Cleans/extracts elements from content bodies. For use with content imports.
Note: This repository requires Docker Engine 18.06.0 or greater as Compose file format 3.7 is used. All commands are assumed to be ran from the project root.
- Clone the repository
- Install the project dependencies via
scripts/yarn.sh
- Start the service via
docker-compose up app
- The service will now be running on
http://0.0.0.0:4986
To run a cleanup/extraction on an HTML string, submit a POST
request to the desired endpoint (see below). All requests MUST contain the Content-Type: text/html
header and provide a raw HTML body (not a JSON body or a JSON encoded HTML body). This can be done via cURL, fetch, or any other tool (e.g. Insomnia). The server will return a JSON response with the extracted values and the HTML (the exact format varies depending on the rule).

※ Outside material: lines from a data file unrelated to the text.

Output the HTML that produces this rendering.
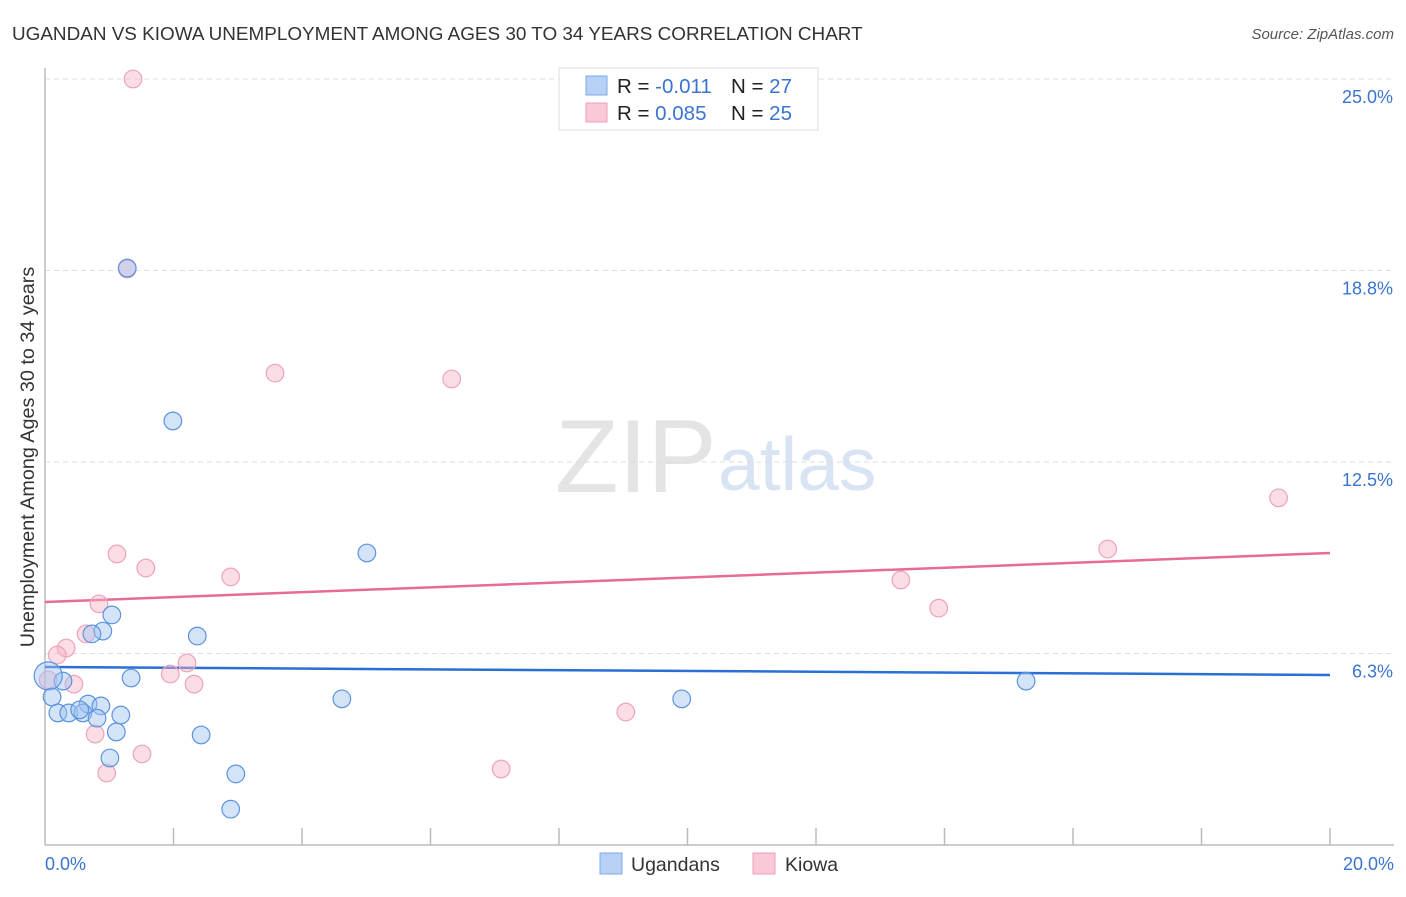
<!DOCTYPE html>
<html><head><meta charset="utf-8"><style>
body{margin:0;background:#fff;font-family:"Liberation Sans",sans-serif;}
svg text{font-family:"Liberation Sans",sans-serif;}
</style></head><body>
<svg id="chart" width="1406" height="892" xmlns="http://www.w3.org/2000/svg">
<text x="12" y="40" font-size="18.9" fill="#333">UGANDAN VS KIOWA UNEMPLOYMENT AMONG AGES 30 TO 34 YEARS CORRELATION CHART</text>
<text x="1394" y="39" font-size="15" fill="#555" font-style="italic" text-anchor="end">Source: ZipAtlas.com</text>
<text x="0" y="0" font-size="19.8" fill="#333" text-anchor="middle" transform="translate(34,457) rotate(-90)">Unemployment Among Ages 30 to 34 years</text>
<text x="555" y="492" font-size="104" fill="#e4e4e4" font-family="Liberation Serif">ZIP</text>
<text x="718" y="490" font-size="75" fill="#d8e4f3">atlas</text>
<g id="grid"></g>
<line x1="45" y1="68" x2="45" y2="845" stroke="#bbb" stroke-width="1.5"/>
<line x1="45" y1="845" x2="1394" y2="845" stroke="#bbb" stroke-width="1.5"/>
<g id="xticks"></g>
<g id="trends"></g>
<g id="points"></g>
<text x="45" y="870" font-size="18" fill="#3a74d0">0.0%</text>
<text x="1394" y="870" font-size="18" fill="#3a74d0" text-anchor="end">20.0%</text>
<g>
<rect x="559" y="68" width="259" height="62" fill="#fff" stroke="#ddd"/>
<rect x="586" y="76" width="21" height="19" fill="#b7d1f5" stroke="#7ea9e8"/>
<rect x="586" y="103" width="21" height="19" fill="#f9c9d7" stroke="#ee9fb6"/>
<text x="617" y="93" font-size="20.5" fill="#222">R = <tspan fill="#3a74d0">-0.011</tspan><tspan x="731">N = </tspan><tspan fill="#3a74d0">27</tspan></text>
<text x="617" y="120" font-size="20.5" fill="#222">R = <tspan fill="#3a74d0"> 0.085</tspan><tspan x="731">N = </tspan><tspan fill="#3a74d0">25</tspan></text>
</g>
<g>
<rect x="600" y="853" width="22" height="21" fill="#b7d1f5" stroke="#7ea9e8"/>
<text x="631" y="871" font-size="19.5" fill="#333">Ugandans</text>
<rect x="753" y="853" width="22" height="21" fill="#f9c9d7" stroke="#ee9fb6"/>
<text x="785" y="871" font-size="19.5" fill="#333">Kiowa</text>
</g>
</svg>
<script>
const yTicks=[6.25,12.5,18.75,25];
const yTickLabels=["6.3%","12.5%","18.8%","25.0%"];
const xTicks=[0,2,4,6,8,10,12,14,16,18,20];
const ugX=[1.28,1.99,5.01,1.04,0.90,0.73,2.37,1.34,0.28,0.05,0.11,4.62,9.91,15.27,0.67,0.87,0.20,0.37,0.59,0.81,1.18,1.11,2.43,1.01,2.97,2.89,0.54];
const ugY=[18.83,13.84,9.53,7.51,6.98,6.89,6.82,5.45,5.35,5.52,4.83,4.77,4.77,5.35,4.60,4.54,4.31,4.31,4.31,4.14,4.24,3.69,3.59,2.84,2.32,1.17,4.41];
const kiX=[1.37,1.28,3.58,6.33,1.12,1.57,2.89,13.32,13.91,16.54,19.20,0.84,0.64,0.33,0.19,0.05,0.45,2.21,1.95,2.32,0.78,1.51,0.96,7.10,9.04];
const kiY=[25.0,18.80,15.40,15.21,9.50,9.04,8.75,8.65,7.73,9.66,11.33,7.87,6.89,6.43,6.20,5.39,5.25,5.94,5.58,5.25,3.62,2.97,2.35,2.48,4.34];
const ugTrend=[5.81,5.55];
const kiTrend=[7.93,9.53];
const NS="http://www.w3.org/2000/svg";
const sx=v=>45+v/20*1285;
const sy=v=>845-v*30.64;
function mk(tag,attrs,parent){const e=document.createElementNS(NS,tag);for(const k in attrs)e.setAttribute(k,attrs[k]);document.getElementById(parent).appendChild(e);return e;}
yTicks.forEach((t,i)=>{
  const l=mk('line',{x1:45,x2:1394,y1:sy(t),y2:sy(t),stroke:'#ddd','stroke-dasharray':'5,4'},'grid');
  
  
  const tx=mk('text',{x:1393,y:sy(t)+24,'font-size':18,fill:'#3a74d0','text-anchor':'end'},'grid');
  tx.textContent=yTickLabels[i];
  
  
});
xTicks.forEach(t=>{
  if(t===0)return;
  const l=mk('line',{x1:sx(t),x2:sx(t),y1:828,y2:845,stroke:'#bbb','stroke-width':1.5},'xticks');
  
  
});
let t1=mk('line',{x1:sx(0),x2:sx(20),y1:sy(ugTrend[0]),y2:sy(ugTrend[1]),stroke:'#2a6fd6','stroke-width':2.5},'trends');


let t2=mk('line',{x1:sx(0),x2:sx(20),y1:sy(kiTrend[0]),y2:sy(kiTrend[1]),stroke:'#e76b93','stroke-width':2.5},'trends');


kiX.forEach((x,i)=>{
  const c=mk('circle',{cx:sx(x),cy:sy(kiY[i]),r:8.8,fill:'rgba(246,180,200,0.45)',stroke:'#eea3ba','stroke-width':1.2},'points');
  
  
});
ugX.forEach((x,i)=>{
  const c=mk('circle',{cx:sx(x),cy:sy(ugY[i]),r:i===9?14:8.8,fill:'rgba(160,196,240,0.45)',stroke:'#5b93e0','stroke-width':1.2},'points');
  
  
});
</script>
</body></html>
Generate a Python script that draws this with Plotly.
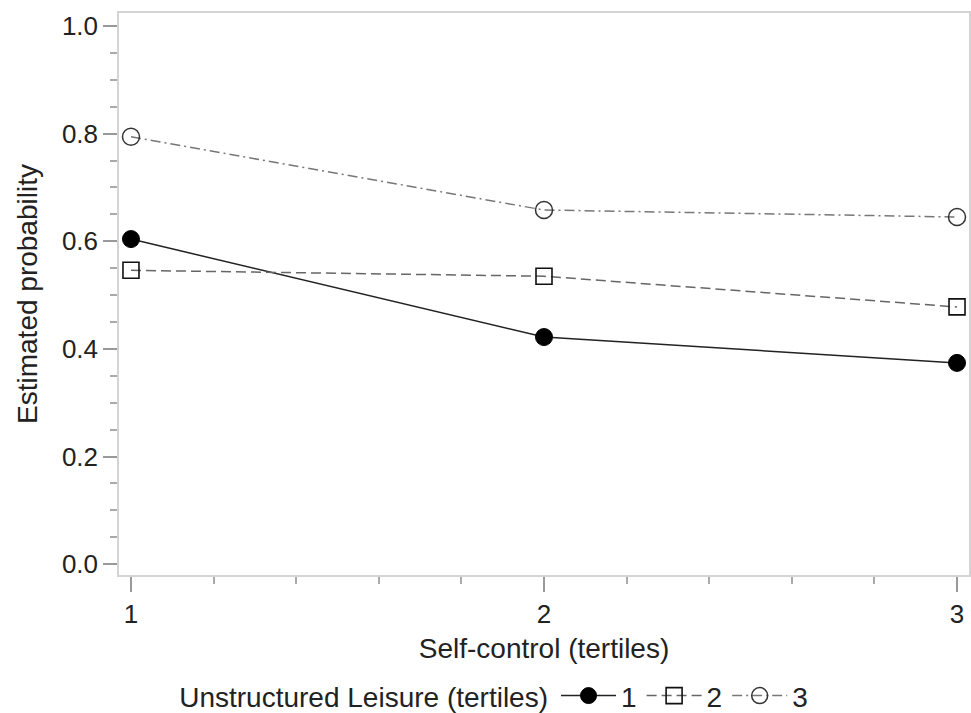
import plotly.graph_objects as go

self_control = [1, 2, 3]
leisure_labels = ["1", "2", "3"]
prob_1 = [0.604, 0.422, 0.374]
prob_2 = [0.546, 0.535, 0.478]
prob_3 = [0.794, 0.658, 0.645]

fig = go.Figure()
fig.add_trace(go.Scatter(
    x=self_control, y=prob_1, name=leisure_labels[0], mode="lines+markers",
    line=dict(color="#222222", width=1.5, dash="solid"),
    marker=dict(symbol="circle", size=17, color="black", line=dict(color="black", width=1)),
))
fig.add_trace(go.Scatter(
    x=self_control, y=prob_2, name=leisure_labels[1], mode="lines+markers",
    line=dict(color="#666666", width=1.5, dash="10px,5px"),
    marker=dict(symbol="square-open", size=16, color="#111111", line=dict(width=1.6)),
))
fig.add_trace(go.Scatter(
    x=self_control, y=prob_3, name=leisure_labels[2], mode="lines+markers",
    line=dict(color="#777777", width=1.5, dash="10px,4px,2px,4px"),
    marker=dict(symbol="circle-open", size=17, color="#333333", line=dict(width=1.5)),
))

font_family = "Liberation Sans, Arial, Helvetica, sans-serif"
fig.update_layout(
    width=971, height=713,
    margin=dict(l=119, r=2, t=13, b=138, autoexpand=False),
    paper_bgcolor="white", plot_bgcolor="white",
    font=dict(family=font_family, size=26, color="#222222"),
    showlegend=True,
    legend=dict(
        orientation="h", xref="container", yref="container",
        x=0.51, xanchor="center", y=0.024, yanchor="middle",
        title=dict(text="Unstructured Leisure (tertiles)", side="left", font=dict(size=28)),
        font=dict(size=28), itemwidth=55, tracegroupgap=0,
    ),
    xaxis=dict(
        automargin=True,
        range=[0.971, 3.029], tickmode="array", tickvals=self_control, ticktext=[str(v) for v in self_control],
        showgrid=False, zeroline=False, showline=True, mirror=True, linecolor="#d4d4d4", linewidth=1.5,
        ticks="outside", ticklen=15, tickwidth=1.5, tickcolor="#999999",
        minor=dict(dtick=0.2, tick0=1, ticks="outside", ticklen=7, tickwidth=1.5, tickcolor="#aaaaaa", showgrid=False),
        title=dict(text="Self-control (tertiles)", standoff=10, font=dict(size=28)),
        tickfont=dict(size=26),
    ),
    yaxis=dict(
        automargin=True,
        range=[-0.020, 1.024], tickmode="array", tickvals=[0, 0.2, 0.4, 0.6, 0.8, 1.0],
        ticktext=["0.0", "0.2", "0.4", "0.6", "0.8", "1.0"],
        showgrid=False, zeroline=False, showline=True, mirror=True, linecolor="#d4d4d4", linewidth=1.5,
        ticks="outside", ticklen=14, tickwidth=1.5, tickcolor="#999999",
        minor=dict(dtick=0.05, tick0=0, ticks="outside", ticklen=7, tickwidth=1.5, tickcolor="#aaaaaa", showgrid=False),
        title=dict(text="Estimated probability", standoff=16, font=dict(size=28)),
        tickfont=dict(size=26),
    ),
)

fig.write_html("out.html", config={"displayModeBar": False},
               post_script="document.body.style.margin='0';")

Note: It is assumed that posted HTML will be encoded in UTF-8 (and will respond in-kind). As such, ensure character encoding conversions have been completed before using this service.
/pennwell/default
See the rule's documentation for more information.
Because this repository uses Docker, you should not execute Yarn directly. Instead, execute Yarn commands using the provided script. For example, to add a dependency you would run scripts/yarn.sh add [package-name]
from the project root. This works for all Yarn commands, e.g, scripts/yarn.sh [command] [args]
You can execute an interactive terminal (inside the Docker container) via scripts/terminal.sh
. You can also lint the entire project using scripts/lint.sh